- What is being asked: Return all of the lines below exactly as they are.

- Given material:
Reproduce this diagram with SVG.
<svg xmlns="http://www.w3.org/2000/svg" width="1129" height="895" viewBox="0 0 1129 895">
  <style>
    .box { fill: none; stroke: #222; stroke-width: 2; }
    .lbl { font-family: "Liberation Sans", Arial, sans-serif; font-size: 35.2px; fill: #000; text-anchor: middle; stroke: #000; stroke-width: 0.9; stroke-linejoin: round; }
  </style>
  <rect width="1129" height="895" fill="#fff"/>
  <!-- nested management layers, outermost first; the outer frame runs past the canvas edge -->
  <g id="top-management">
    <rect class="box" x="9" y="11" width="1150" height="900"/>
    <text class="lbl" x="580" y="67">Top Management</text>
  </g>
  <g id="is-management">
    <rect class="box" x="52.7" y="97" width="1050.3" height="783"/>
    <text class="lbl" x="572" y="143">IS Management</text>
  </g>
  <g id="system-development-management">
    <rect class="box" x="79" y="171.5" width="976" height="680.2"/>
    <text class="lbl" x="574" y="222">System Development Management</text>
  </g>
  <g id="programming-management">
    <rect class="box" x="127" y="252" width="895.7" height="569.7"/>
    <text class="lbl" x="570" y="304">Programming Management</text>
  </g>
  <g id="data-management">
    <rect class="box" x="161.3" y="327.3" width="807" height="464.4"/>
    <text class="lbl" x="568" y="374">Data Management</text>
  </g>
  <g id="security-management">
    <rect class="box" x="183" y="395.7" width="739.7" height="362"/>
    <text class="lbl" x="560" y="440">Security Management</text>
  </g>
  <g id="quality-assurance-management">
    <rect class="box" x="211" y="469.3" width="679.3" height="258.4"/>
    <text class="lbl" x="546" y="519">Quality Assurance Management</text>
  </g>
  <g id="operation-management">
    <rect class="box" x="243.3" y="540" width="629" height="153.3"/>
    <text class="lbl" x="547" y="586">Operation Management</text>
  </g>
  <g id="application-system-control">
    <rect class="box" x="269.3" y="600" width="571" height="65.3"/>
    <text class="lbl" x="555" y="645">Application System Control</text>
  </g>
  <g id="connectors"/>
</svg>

- Answer in full:
Reproduce this diagram with SVG.
<svg xmlns="http://www.w3.org/2000/svg" width="1129" height="895" viewBox="0 0 1129 895">
  <style>
    .box { fill: none; stroke: #222; stroke-width: 2; }
    .lbl { font-family: "Liberation Sans", Arial, sans-serif; font-size: 35.2px; fill: #000; text-anchor: middle; stroke: #000; stroke-width: 0.9; stroke-linejoin: round; }
  </style>
  <rect width="1129" height="895" fill="#fff"/>
  <!-- nested management layers, outermost first; the outer frame runs past the canvas edge -->
  <g id="top-management">
    <rect class="box" x="9" y="11" width="1150" height="900"/>
    <text class="lbl" x="580" y="67">Top Management</text>
  </g>
  <g id="is-management">
    <rect class="box" x="52.7" y="97" width="1050.3" height="783"/>
    <text class="lbl" x="572" y="143">IS Management</text>
  </g>
  <g id="system-development-management">
    <rect class="box" x="79" y="171.5" width="976" height="680.2"/>
    <text class="lbl" x="574" y="222">System Development Management</text>
  </g>
  <g id="programming-management">
    <rect class="box" x="127" y="252" width="895.7" height="569.7"/>
    <text class="lbl" x="570" y="304">Programming Management</text>
  </g>
  <g id="data-management">
    <rect class="box" x="161.3" y="327.3" width="807" height="464.4"/>
    <text class="lbl" x="568" y="374">Data Management</text>
  </g>
  <g id="security-management">
    <rect class="box" x="183" y="395.7" width="739.7" height="362"/>
    <text class="lbl" x="560" y="440">Security Management</text>
  </g>
  <g id="quality-assurance-management">
    <rect class="box" x="211" y="469.3" width="679.3" height="258.4"/>
    <text class="lbl" x="546" y="519">Quality Assurance Management</text>
  </g>
  <g id="operation-management">
    <rect class="box" x="243.3" y="540" width="629" height="153.3"/>
    <text class="lbl" x="547" y="586">Operation Management</text>
  </g>
  <g id="application-system-control">
    <rect class="box" x="269.3" y="600" width="571" height="65.3"/>
    <text class="lbl" x="555" y="645">Application System Control</text>
  </g>
  <g id="connectors"/>
</svg>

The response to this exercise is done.